*** Data lines ***

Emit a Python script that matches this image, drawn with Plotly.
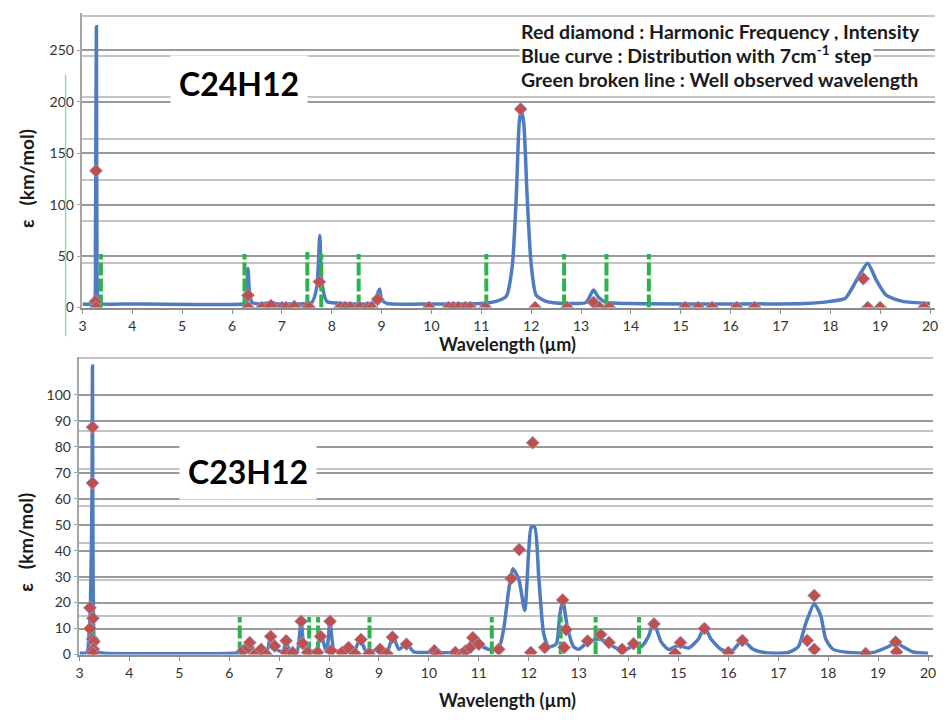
import plotly.graph_objects as go

# ---------------- data : C24H12 (top) ----------------
top_curve_x = [3.0, 3.2, 3.24, 3.26, 3.27, 3.28, 3.29, 3.31, 3.35, 4.0, 6.2, 6.27, 6.3, 6.32, 6.35, 6.4,
               6.6, 6.78, 6.9, 7.0, 7.3, 7.6, 7.7, 7.76, 7.8, 7.9, 8.2, 8.85, 8.93, 8.96, 9.0, 9.1,
               10.0, 11.0, 11.3, 11.5, 11.62, 11.7, 11.76, 11.8, 11.85, 11.92, 12.0, 12.1, 12.3, 12.7,
               13.1, 13.25, 13.35, 13.5, 14.0, 17.5, 18.0, 18.3, 18.6, 18.75, 18.92, 19.12, 19.45, 20.0]
top_curve_y = [3.5, 3.5, 5, 60, 180, 273, 60, 8, 4, 3.5, 3.5, 5, 20, 38, 15, 5,
               3.5, 5, 3.5, 3.5, 3.5, 5, 20, 70, 25, 6, 4, 5, 15, 18, 8, 4,
               3.5, 4, 6, 11, 40, 107, 180, 192, 180, 107, 42, 12, 6, 4,
               5, 17, 10, 5, 4, 4, 6, 9, 33, 43, 27, 12, 6, 4]

top_diam_x = [3.27, 3.26, 3.27, 6.32, 6.32, 6.6, 6.78, 7.0, 7.08, 7.25, 7.5, 7.55, 7.75,
              8.17, 8.27, 8.37, 8.56, 8.72, 8.8, 8.92, 9.95, 10.34, 10.44, 10.54, 10.68, 10.78,
              11.08, 11.79, 12.08, 12.72, 13.25, 13.37, 13.57, 15.09, 15.35, 15.63, 16.12, 16.48,
              18.66, 18.75, 19.0, 19.88]
top_diam_y = [133, 6, 0, 12, 0, 0, 2, 0, 0, 1, 0, 0, 25,
              0, 0, 0, 0, 0, 0, 8, 0, 0, 0, 0, 0, 0,
              0, 193, 0, 0, 5, 0, 0, 0, 0, 0, 0, 0,
              28, 0, 0, 0]

top_obs_x = [3.37, 6.25, 7.51, 7.79, 8.54, 11.1, 12.66, 13.51, 14.36]
top_obs_h = [52, 52, 54, 52, 52, 52, 52, 52, 52]

# ---------------- data : C23H12 (bottom) ----------------
bot_curve_x = [3.0, 3.15, 3.19, 3.22, 3.25, 3.26, 3.27, 3.29, 3.32, 3.36, 3.5, 6.1, 6.2, 6.3, 6.4, 6.5,
               6.6, 6.75, 6.83, 6.95, 7.07, 7.14, 7.22, 7.35, 7.44, 7.5, 7.6, 7.75, 7.83, 7.95,
               8.02, 8.1, 8.3, 8.4, 8.5, 8.62, 8.75, 9.0, 9.15, 9.28, 9.4, 9.55, 9.7, 10.0, 10.5,
               10.8, 10.9, 11.0, 11.2, 11.4, 11.5, 11.6, 11.68, 11.8, 11.92, 12.0, 12.05, 12.12,
               12.2, 12.3, 12.4, 12.55, 12.62, 12.68, 12.78, 12.9, 13.0, 13.2, 13.4, 13.55, 13.7,
               13.9, 14.1, 14.25, 14.4, 14.5, 14.65, 14.8, 15.0, 15.2, 15.4, 15.52, 15.65, 15.85,
               16.05, 16.28, 16.5, 16.75, 17.2, 17.4, 17.55, 17.72, 17.85, 17.95, 18.1, 18.5, 18.9,
               19.2, 19.35, 19.5, 19.7, 20.0]
bot_curve_y = [0.5, 0.8, 8, 20, 60, 111, 40, 6, 2, 1, 0.5, 0.5, 0.8, 2, 5, 1,
               2, 1, 7, 2, 1, 5, 1, 0.5, 13, 3, 1, 2, 8, 1,
               13, 2, 1, 3, 1, 6, 1, 2, 0.5, 7, 2, 4, 1, 0.8, 0.8,
               3, 7, 4, 2, 2.5, 10, 25, 33, 29, 17, 40, 49, 49,
               30, 8, 3, 4, 15, 21, 10, 3, 2, 5, 6, 5, 3,
               1.5, 3.5, 3, 7, 12.5, 5, 2, 3.5, 2.5, 6, 10.5, 6, 2,
               1, 5.5, 2, 0.7, 0.8, 3, 12, 19.5, 15, 6, 2, 0.7, 0.8,
               3, 4.5, 3, 1, 0.5]

bot_diam_x = [3.21, 3.21, 3.26, 3.26, 3.27, 3.26, 3.29, 3.28, 3.27,
              6.28, 6.38, 6.41, 6.51, 6.64, 6.74, 6.83, 6.91, 7.14, 7.14, 7.27, 7.44, 7.47, 7.57,
              7.77, 7.83, 8.02, 8.04, 8.26, 8.39, 8.52, 8.64, 8.8, 9.02, 9.16, 9.27, 9.55,
              10.11, 10.17, 10.53, 10.66, 10.73, 10.83, 10.88, 11.0, 11.4, 11.65, 11.81, 12.04,
              12.08, 12.32, 12.68, 12.75, 12.71, 13.18, 13.44, 13.61, 13.87, 14.1, 14.51, 14.93,
              15.04, 15.52, 16.0, 16.28, 17.58, 17.72, 17.72, 18.75, 19.35, 19.37]
bot_diam_y = [18, 10, 87.5, 66, 14, 6, 5, 2, 0.5,
              1.5, 2.7, 4.6, 0, 2, 0, 7, 3.3, 5.3, 0.8, 0.8, 12.8, 4.3, 0.8,
              0.8, 7, 12.8, 1.5, 0.8, 2.7, 0.3, 5.8, 0.3, 2, 0.3, 6.7, 4,
              1.5, 0, 0.8, 0, 1.4, 2.7, 6.5, 4, 2, 29.3, 40.4, 0.8,
              81.5, 2.7, 21, 9.6, 2.7, 5.2, 7.7, 4.6, 2, 4.2, 11.8, 0.4,
              4.6, 10, 0.8, 5.4, 5.4, 22.7, 2, 0.4, 4.8, 1]

bot_obs_x = [3.27, 6.21, 7.6, 7.78, 8.81, 11.26, 12.64, 13.34, 14.21]
bot_obs_h = [13, 14.5, 14.5, 14.5, 14.5, 14.5, 14.5, 14.5, 14.5]

x_ticks = list(range(3, 21))
x_tick_text = [str(v) for v in x_ticks]
top_y_ticks = [0, 50, 100, 150, 200, 250]
bot_y_ticks = [0, 10, 20, 30, 40, 50, 60, 70, 80, 90, 100]
# second (overlaid) set of faint rules visible in the source picture
top_extra_rules = [43, 84, 124, 164, 205, 245, 284]
bot_extra_rules = [14.8, 28.6, 43, 57, 71.5, 86, 114]

BLUE = "#4F7CC0"
RED = "#C0504D"
GREEN = "#2DB34A"
FONT = "Lato"
TXT = "#333333"

# page body keeps its default 8px margin: the figure fills the window inside it
OFF = 8
W, H = 949 - 2 * OFF, 720 - 2 * OFF


def PX(x):
    return (x - OFF) / W


def PY(y):
    return 1 - (y - OFF) / H


def seg(xs, hs):
    sx, sy = [], []
    for x, h in zip(xs, hs):
        sx += [x, x, None]
        sy += [0, h, None]
    return sx, sy


fig = go.Figure()

for (cx, cy, dx, dy, ox, oh, xa, ya) in [
    (top_curve_x, top_curve_y, top_diam_x, top_diam_y, top_obs_x, top_obs_h, "x", "y"),
    (bot_curve_x, bot_curve_y, bot_diam_x, bot_diam_y, bot_obs_x, bot_obs_h, "x2", "y2"),
]:
    fig.add_trace(go.Scatter(x=cx, y=cy, mode="lines", xaxis=xa, yaxis=ya,
                             line=dict(color=BLUE, width=3.5, shape="spline", smoothing=0.6),
                             showlegend=False, hoverinfo="skip"))
    gx, gy = seg(ox, oh)
    fig.add_trace(go.Scatter(x=gx, y=gy, mode="lines", xaxis=xa, yaxis=ya,
                             line=dict(color=GREEN, width=4, dash="13px,3px"),
                             showlegend=False, hoverinfo="skip"))
    fig.add_trace(go.Scatter(x=dx, y=dy, mode="markers", xaxis=xa, yaxis=ya,
                             marker=dict(symbol="diamond", size=10, color=RED,
                                         line=dict(color="#8FA3D0", width=0.8)),
                             showlegend=False, hoverinfo="skip"))

xaxis_common = dict(range=[3, 20.1], tickvals=x_ticks, ticktext=x_tick_text,
                    showgrid=False, zeroline=False, showline=True, linecolor="#8C8C8C",
                    linewidth=1.5, ticks="outside", ticklen=5, tickcolor="#8C8C8C",
                    tickfont=dict(family=FONT, size=14, color=TXT), fixedrange=True)
yaxis_common = dict(showgrid=True, gridcolor="#9A9A9A", gridwidth=1.5, zeroline=False,
                    showline=True, linecolor="#A6A6A6", linewidth=1.5,
                    ticks="outside", ticklen=4, tickcolor="#A6A6A6",
                    tickfont=dict(family=FONT, size=14, color=TXT), fixedrange=True)

fig.update_layout(
    width=W, height=H,
    margin=dict(l=0, r=0, t=0, b=0),
    paper_bgcolor="white", plot_bgcolor="white",
    xaxis=dict(domain=[PX(79), PX(938)], anchor="y", **xaxis_common),
    yaxis=dict(domain=[PY(311), PY(13)], range=[0, 286.5], anchor="x",
               tickvals=top_y_ticks,
               minor=dict(tickvals=top_extra_rules, showgrid=True, gridcolor="#C4C4C4",
                          gridwidth=1.5, ticks=""),
               **yaxis_common),
    xaxis2=dict(domain=[PX(76), PX(936)], anchor="y2", **xaxis_common),
    yaxis2=dict(domain=[PY(662), PY(361)], range=[0, 114.5], anchor="x2",
                tickvals=bot_y_ticks,
                minor=dict(tickvals=bot_extra_rules, showgrid=True, gridcolor="#C4C4C4",
                           gridwidth=1.5, ticks=""),
                **yaxis_common),
)

ann = []
ann.append(dict(text="<b>C24H12</b>", x=PX(237), y=PY(84), xref="paper", yref="paper",
                xanchor="center", yanchor="middle",
                showarrow=False, font=dict(family=FONT, size=32, color="black"),
                bgcolor="white", borderpad=8))
ann.append(dict(text="<b>C23H12</b>", x=PX(246), y=PY(477), xref="paper", yref="paper",
                xanchor="center", yanchor="middle",
                showarrow=False, font=dict(family=FONT, size=32, color="black"),
                bgcolor="white", borderpad=8))
legend_lines = ["Red diamond : Harmonic Frequency , Intensity",
                "Blue curve : Distribution with 7cm<sup>-1</sup> step",
                "Green broken line : Well observed wavelength"]
legend_y = [32, 55, 80]
for t, ly in zip(legend_lines, legend_y):
    ann.append(dict(text="<b>" + t + "</b>", x=PX(519), y=PY(ly),
                    xref="paper", yref="paper", xanchor="left", yanchor="middle",
                    showarrow=False, borderpad=1,
                    font=dict(family=FONT, size=19.5, color="#1A1A1A"), bgcolor="white"))
for yy in [348, 708]:
    ann.append(dict(text="<b>Wavelength (µm)</b>", x=PX(507), y=PY(yy),
                    xref="paper", yref="paper", xanchor="center", yanchor="middle",
                    showarrow=False, font=dict(family=FONT, size=18, color="#1A1A1A")))
for yy in [180, 548]:
    ann.append(dict(text="<b>ε   (km/mol)</b>", x=PX(22), y=PY(yy),
                    xref="paper", yref="paper", xanchor="center", yanchor="middle",
                    showarrow=False, textangle=-90,
                    font=dict(family=FONT, size=19, color="#1A1A1A")))
fig.update_layout(annotations=ann)

fig.add_shape(type="line", xref="paper", yref="paper", x0=PX(62), x1=PX(62),
              y0=PY(340), y1=PY(75), line=dict(color="#9FD8A8", width=1.5))

fig.write_html("out.html", config={"displayModeBar": False})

***

• [Problem statement]:
Without the pictures, return the listing above from its first line through the line that has "import plotly.graph_objects as go".

• [Task response]:
Emit a Python script that matches this image, drawn with Plotly.
import plotly.graph_objects as go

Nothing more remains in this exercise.